*** GIVEN ENTRIES ***

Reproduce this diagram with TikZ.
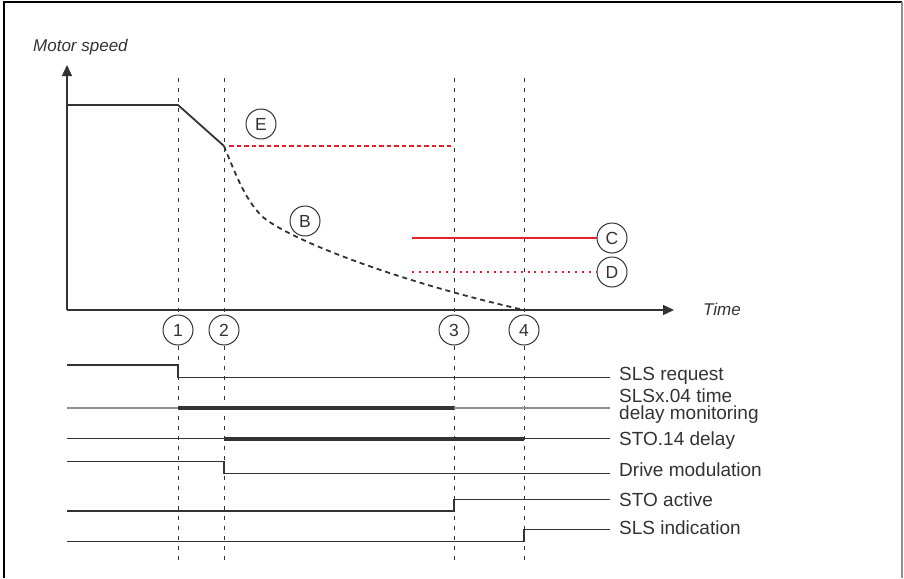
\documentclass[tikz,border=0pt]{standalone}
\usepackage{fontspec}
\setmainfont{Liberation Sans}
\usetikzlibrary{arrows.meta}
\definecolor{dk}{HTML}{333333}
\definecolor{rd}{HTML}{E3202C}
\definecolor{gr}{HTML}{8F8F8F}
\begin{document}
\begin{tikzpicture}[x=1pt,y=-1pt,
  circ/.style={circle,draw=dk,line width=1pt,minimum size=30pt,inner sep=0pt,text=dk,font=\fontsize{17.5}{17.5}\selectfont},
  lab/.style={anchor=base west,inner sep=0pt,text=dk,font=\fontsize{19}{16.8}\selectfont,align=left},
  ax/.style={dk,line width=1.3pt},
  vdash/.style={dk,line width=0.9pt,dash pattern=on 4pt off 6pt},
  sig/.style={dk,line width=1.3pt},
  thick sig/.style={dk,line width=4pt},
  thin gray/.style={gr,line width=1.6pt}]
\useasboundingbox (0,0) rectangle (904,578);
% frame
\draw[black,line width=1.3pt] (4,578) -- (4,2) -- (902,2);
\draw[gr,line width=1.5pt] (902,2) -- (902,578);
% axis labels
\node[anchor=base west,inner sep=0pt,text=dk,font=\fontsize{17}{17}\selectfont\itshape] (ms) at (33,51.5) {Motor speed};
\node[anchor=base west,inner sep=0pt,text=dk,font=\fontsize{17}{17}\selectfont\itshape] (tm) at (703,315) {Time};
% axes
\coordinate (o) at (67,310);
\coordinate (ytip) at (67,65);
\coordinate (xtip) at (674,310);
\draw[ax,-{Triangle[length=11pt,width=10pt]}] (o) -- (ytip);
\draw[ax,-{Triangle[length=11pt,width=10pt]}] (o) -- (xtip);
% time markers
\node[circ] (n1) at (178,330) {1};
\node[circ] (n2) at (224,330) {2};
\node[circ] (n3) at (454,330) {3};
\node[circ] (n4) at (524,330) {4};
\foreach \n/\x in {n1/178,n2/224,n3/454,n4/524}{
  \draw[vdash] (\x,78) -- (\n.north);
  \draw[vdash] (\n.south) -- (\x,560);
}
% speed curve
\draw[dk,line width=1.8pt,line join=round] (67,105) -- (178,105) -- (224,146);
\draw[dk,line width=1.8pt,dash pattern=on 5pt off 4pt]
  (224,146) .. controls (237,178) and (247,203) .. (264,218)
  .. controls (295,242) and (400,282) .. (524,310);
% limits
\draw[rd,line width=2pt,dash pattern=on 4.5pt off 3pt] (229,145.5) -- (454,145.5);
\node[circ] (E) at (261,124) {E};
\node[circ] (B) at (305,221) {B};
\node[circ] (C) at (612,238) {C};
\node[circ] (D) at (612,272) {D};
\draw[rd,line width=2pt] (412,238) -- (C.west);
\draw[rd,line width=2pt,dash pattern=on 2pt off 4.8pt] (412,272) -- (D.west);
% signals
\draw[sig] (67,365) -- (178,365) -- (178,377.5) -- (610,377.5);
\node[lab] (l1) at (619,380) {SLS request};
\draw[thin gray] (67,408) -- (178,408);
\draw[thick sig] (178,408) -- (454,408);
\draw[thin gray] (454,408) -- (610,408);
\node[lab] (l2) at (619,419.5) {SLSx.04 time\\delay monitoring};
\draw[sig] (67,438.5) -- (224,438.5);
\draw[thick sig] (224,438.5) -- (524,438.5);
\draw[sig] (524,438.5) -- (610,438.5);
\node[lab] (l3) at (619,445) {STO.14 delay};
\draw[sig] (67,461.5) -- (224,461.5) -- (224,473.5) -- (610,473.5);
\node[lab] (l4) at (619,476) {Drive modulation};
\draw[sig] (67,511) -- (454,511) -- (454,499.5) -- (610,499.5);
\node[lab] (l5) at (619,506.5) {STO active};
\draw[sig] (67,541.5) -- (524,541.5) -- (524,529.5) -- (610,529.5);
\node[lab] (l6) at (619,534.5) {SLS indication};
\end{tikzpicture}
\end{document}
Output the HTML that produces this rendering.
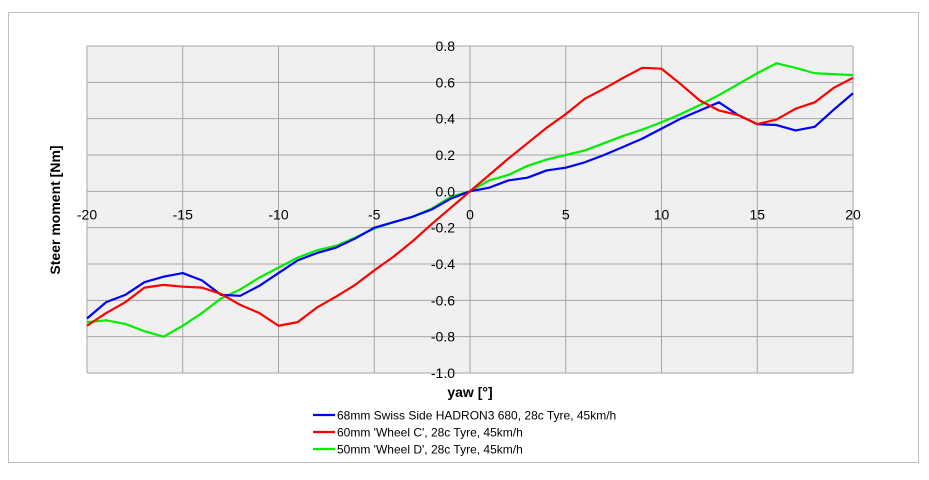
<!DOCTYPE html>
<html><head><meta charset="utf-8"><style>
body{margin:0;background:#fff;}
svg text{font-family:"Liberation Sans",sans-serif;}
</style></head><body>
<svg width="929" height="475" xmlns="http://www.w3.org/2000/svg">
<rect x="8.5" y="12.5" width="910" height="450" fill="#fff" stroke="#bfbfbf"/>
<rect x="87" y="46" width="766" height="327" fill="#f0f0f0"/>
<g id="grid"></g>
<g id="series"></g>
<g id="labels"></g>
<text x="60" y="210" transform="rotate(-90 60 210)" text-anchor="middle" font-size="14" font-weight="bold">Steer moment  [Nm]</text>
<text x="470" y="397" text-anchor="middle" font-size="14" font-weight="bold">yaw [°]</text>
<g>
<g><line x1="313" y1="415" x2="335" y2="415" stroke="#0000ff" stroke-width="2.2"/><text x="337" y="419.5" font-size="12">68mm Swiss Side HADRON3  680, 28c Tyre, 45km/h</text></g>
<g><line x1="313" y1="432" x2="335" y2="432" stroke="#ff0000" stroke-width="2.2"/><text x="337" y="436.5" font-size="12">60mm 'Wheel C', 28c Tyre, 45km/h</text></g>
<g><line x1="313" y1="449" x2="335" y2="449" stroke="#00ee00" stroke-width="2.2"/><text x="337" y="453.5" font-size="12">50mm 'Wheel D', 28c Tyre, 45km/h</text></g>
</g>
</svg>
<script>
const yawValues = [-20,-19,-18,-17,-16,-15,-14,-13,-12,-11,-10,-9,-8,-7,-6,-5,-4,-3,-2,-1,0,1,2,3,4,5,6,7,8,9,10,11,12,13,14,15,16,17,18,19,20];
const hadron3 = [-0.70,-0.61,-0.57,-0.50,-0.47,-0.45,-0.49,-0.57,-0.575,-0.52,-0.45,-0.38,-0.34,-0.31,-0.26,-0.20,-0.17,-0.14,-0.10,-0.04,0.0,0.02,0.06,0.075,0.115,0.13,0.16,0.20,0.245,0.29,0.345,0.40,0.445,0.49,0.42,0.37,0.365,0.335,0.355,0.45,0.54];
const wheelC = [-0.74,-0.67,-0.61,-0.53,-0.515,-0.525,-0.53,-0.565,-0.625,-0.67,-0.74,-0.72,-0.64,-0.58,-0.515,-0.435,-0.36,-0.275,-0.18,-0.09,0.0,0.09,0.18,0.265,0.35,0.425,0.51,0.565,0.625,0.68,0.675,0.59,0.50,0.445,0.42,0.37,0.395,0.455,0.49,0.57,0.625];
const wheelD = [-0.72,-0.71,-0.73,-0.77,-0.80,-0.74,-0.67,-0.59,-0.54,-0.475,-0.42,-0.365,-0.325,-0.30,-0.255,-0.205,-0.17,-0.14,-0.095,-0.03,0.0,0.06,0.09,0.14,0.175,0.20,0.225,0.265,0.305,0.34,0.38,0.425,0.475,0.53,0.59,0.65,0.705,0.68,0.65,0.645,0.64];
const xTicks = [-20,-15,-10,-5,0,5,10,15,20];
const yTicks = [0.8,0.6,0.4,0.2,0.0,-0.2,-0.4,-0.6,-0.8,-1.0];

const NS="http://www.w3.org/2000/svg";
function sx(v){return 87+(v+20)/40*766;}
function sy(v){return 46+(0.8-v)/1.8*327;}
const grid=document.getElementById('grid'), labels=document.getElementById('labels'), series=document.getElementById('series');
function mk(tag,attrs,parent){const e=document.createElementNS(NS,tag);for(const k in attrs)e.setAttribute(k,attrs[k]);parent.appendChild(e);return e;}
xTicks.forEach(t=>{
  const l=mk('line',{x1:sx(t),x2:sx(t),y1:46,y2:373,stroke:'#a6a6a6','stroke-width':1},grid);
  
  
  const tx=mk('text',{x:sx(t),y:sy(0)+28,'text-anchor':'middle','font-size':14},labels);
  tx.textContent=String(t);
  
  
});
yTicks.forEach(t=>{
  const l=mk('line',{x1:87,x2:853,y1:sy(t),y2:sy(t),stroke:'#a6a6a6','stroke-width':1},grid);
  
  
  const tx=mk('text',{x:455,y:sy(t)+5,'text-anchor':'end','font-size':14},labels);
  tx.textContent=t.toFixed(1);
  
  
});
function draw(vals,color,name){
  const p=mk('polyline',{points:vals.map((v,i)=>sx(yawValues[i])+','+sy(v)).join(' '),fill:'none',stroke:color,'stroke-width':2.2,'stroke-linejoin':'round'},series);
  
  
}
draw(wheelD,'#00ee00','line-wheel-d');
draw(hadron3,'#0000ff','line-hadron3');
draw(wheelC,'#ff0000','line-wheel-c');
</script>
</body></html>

***

● REQUIREMENT
Find "this". Copy every line it occurs in.

● RESULT OF THE EXERCISE
Reproduce this diagram with TikZ.
Output the HTML that produces this rendering.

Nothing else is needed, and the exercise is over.